Choć Małgorzata Rozenek w czerwcu powitała na świecie upragnioną pociechę, nawet na chwilę nie zamierzała na rzecz macierzyństwa rezygnować z zobowiązań zawodowych. Mama Henryka, jak na celebrytkę z prawdziwego zdarzenia przystało, zaledwie kilka tygodni po porodzie zachwyciła formą, pojawiając się na planie Projektu Lady.
Choć syn "Perfekcyjnej" ma zaledwie 3 miesiące, ambitna mama nie próżnuje. 42-latka za pośrednictwem mediów społecznościowych regularnie dzieli się kulisami pracy nad kolejnymi "secret projectami".

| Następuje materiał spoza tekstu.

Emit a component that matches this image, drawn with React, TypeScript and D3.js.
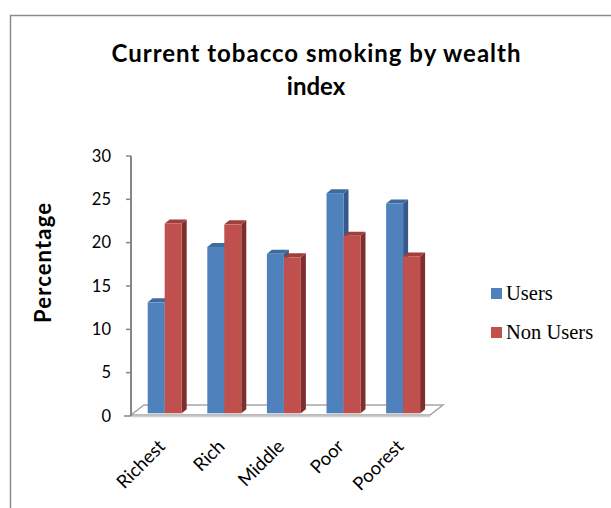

W związku z zaskakującą jak na przyszłą mamę aktywnością, duża część internautek zastanawia się, jak Rozenek udaje się pracować i jednocześnie zajmować się trzymiesięcznym Heniem. Ostatnio ukochana Radzia urządziła sobie maraton po salonach kosmetycznych, co wprawiło jej obserwatorki w jeszcze większą konsternację.
Mam córkę, która urodziła się tydzień przed pani synem i szczerze? Nie wiem, która mama karmiąca piersią trzymiesięczne dziecko jest w stanie zostawić je na cały dzień, idąc na zabiegi albo sesję zdjęciową... A oczywiście dziecko je mleko mamy... Cud! - pisze jedna z "fanek".
Okazuje się, że odpowiedź jest prosta, a Gosia nie zamierzała zachowywać jej w tajemnicy:
Każda mama, która ma laktator - odpisała krótko.
Też nie możecie się nadziwić, jak ona to robi?